Trevor Paglen unveils ‘Sites Unseen’ at MCASD Downtown

Trinity+Cube+by+Trevor+Paglen%2C+2015.+Medium%3A+Sculpture+made+up+of+trinitite+and+irradiated+glass.
Pia Mayer
“Trinity Cube” by Trevor Paglen, 2015. Medium: Sculpture made up of trinitite and irradiated glass.

Author, artist, geographer and MacArthur Fellowship award winner, Trevor Paglen, displays over 100 pieces of original art in his exhibition, “Sites Unseen,” at the Museum of Contemporary Art in Downtown San Diego.

Originally exhibited at the Smithsonian American Art Museum, Paglen unveils his mixed-media exhibit in this mid-career survey, displaying the obscurity in art, science, surveillance, and the universe of telecommunication.

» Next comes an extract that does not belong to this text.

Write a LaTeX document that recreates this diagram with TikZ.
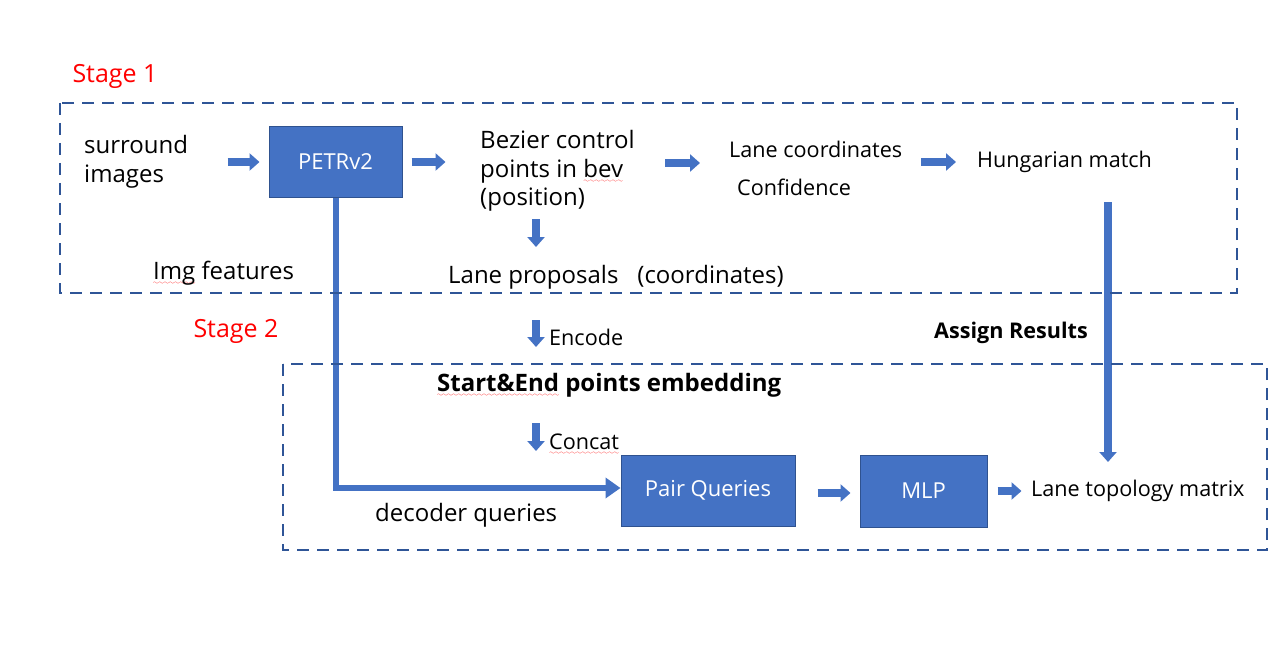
\documentclass[tikz,border=0pt]{standalone}
\usepackage{fontspec}
\setmainfont{Open Sans}
\usepackage{tikz}
\usetikzlibrary{positioning}
\usetikzlibrary{arrows.meta}
\definecolor{boxblue}{RGB}{68,114,196}
\definecolor{edgeblue}{RGB}{47,82,143}
\definecolor{dashblue}{RGB}{47,85,151}
\font\wavefont=lasy6
\newcommand\spellwave[1]{\leavevmode\setbox0\hbox{#1}%
  \rlap{\raisebox{-5.5pt}{\color{red}\hbox to \wd0{\xleaders\hbox{\wavefont\char58}\hfill}}}\box0\relax}

\begin{document}
\begin{tikzpicture}[x=1pt,y=-1pt,
    txt/.style={inner sep=0pt,yshift=-2pt,font=\fontsize{24}{28.5}\selectfont},
    sml/.style={inner sep=0pt,yshift=-1pt,font=\fontsize{21.6}{26}\selectfont},
    blockbox/.style={fill=boxblue,draw=edgeblue,line width=1pt,text=white,
        font=\fontsize{22}{26}\selectfont},
    blk/.style={draw=boxblue,line width=8pt,-{Triangle[length=10pt,width=17pt]}},
    trunk/.style={draw=boxblue,line width=6pt,-{Triangle[length=15pt,width=20pt]}},
    stagebox/.style={draw=dashblue,line width=2.8pt,dash pattern=on 12pt off 8pt},
    stagelbl/.style={text=red,inner sep=0pt,yshift=-1pt,font=\fontsize{25}{30}\selectfont}]
\useasboundingbox (0,0) rectangle (1273,647);

% stage 1
\node[stagelbl] (st1) at (115,75) {Stage 1};
\node[txt,align=left,anchor=west] (surr) at (84,160) {surround\\images};
\node[blockbox,minimum width=133pt,minimum height=70pt] (pet) at (335.5,162) {PETRv2};
\node[txt,align=left,anchor=west] (bez) at (480,169) {Bezier control\\points in \spellwave{bev}\\(position)};
\node[sml,anchor=west] (lc) at (729,148) {Lane coordinates};
\node[sml,anchor=west] (conf) at (737,186) {Confidence};
\node[sml,anchor=west] (hung) at (977,161) {Hungarian match};
\node[txt,anchor=west] (imgf) at (153,271) {\spellwave{Img} features};
\node[txt,anchor=west] (lp) at (448,275) {Lane proposals\hspace{19pt}(coordinates)};

% between the stages
\node[stagelbl] (st2) at (236,330) {Stage 2};
\node[sml,anchor=west] (enc) at (549,336) {Encode};
\node[sml,anchor=west,font=\fontsize{21.6}{26}\selectfont\bfseries] (asg) at (934,332) {Assign Results};

% stage 2
\node[txt,anchor=west,font=\fontsize{24}{28}\selectfont\bfseries] (se) at (437,383) {\spellwave{Start\&End} points embedding};
\node[sml,anchor=west] (cat) at (549,443) {\spellwave{Concat}};
\node[blockbox,minimum width=174pt,minimum height=71pt] (pq) at (708,490.5) {Pair Queries};
\node[blockbox,minimum width=127pt,minimum height=72pt] (mlp) at (923.5,491) {MLP};
\node[sml,anchor=west] (ltm) at (1031,490) {Lane topology matrix};
\node[txt,anchor=west] (dq) at (375,513) {decoder queries};

% arrows
\draw[blk] ([xshift=-41pt]pet.west) -- ([xshift=-9pt]pet.west);
\draw[blk] ([xshift=9pt]pet.east) -- ([xshift=43pt]pet.east);
\draw[blk] ([shift={(-64,14)}]lc.west) -- ([shift={(-29,14)}]lc.west);
\draw[blk] ([xshift=-56pt]hung.west) -- ([xshift=-21pt]hung.west);
\draw[blk] ([shift={(88,-58)}]lp.west) -- ([shift={(88,-30)}]lp.west);
\draw[blk] ([shift={(-13,-17)}]enc.west) -- ([shift={(-13,10)}]enc.west);
\draw[blk] ([shift={(-13,-21)}]cat.west) -- ([shift={(-13,7)}]cat.west);
\draw[blk] ([shift={(-42,2)}]mlp.west) -- ([shift={(-9,2)}]mlp.west);
\draw[blk] ([xshift=10pt]mlp.east) -- ([xshift=34pt]mlp.east);
\draw[blk] ([shift={(131,40)}]hung.west) -- ([shift={(77,-29)}]ltm.west);
\draw[trunk] (pet.south) |- ([yshift=2.5pt]pq.west);

% dashed stage frames
\draw[stagebox] (60,103) rectangle (1237,293);
\draw[stagebox] (283,364) rectangle (1267,550);
\end{tikzpicture}
\end{document}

Paglen captures a similarity seen by American photographers such as Timothy O’Sullivan in the 1800s and Ansel Adams in the 1900s who interpreted the world through their landscape photographs. O’Sullivan and Adams have captured these scenes before but Paglen recaptures them through his own lens. In Paglen’s photographs, the importance in surveillance infrastructures is evidently displayed through his mixed-media works of various spy satellites, a tapped underwater telecommunications cable, unidentified spacecrafts, and clandestine military code names

In Paglen’s “DMSP 5B/F4 From Pyramid Lake Indian Reservation” from 2009, he recaptures O’Sullivan’s “The Pyramid and Domes, Pyramid Lake, Nevada” from 1867, but in a newer element. In a darker atmospheric perspective, the viewer witnesses stars making their journey in the same direction, but only one traveling in an opposite way. Paglen reflects that the star traveling in an opposite direction is actually a spy satellite taking pictures of Pyramid Lake.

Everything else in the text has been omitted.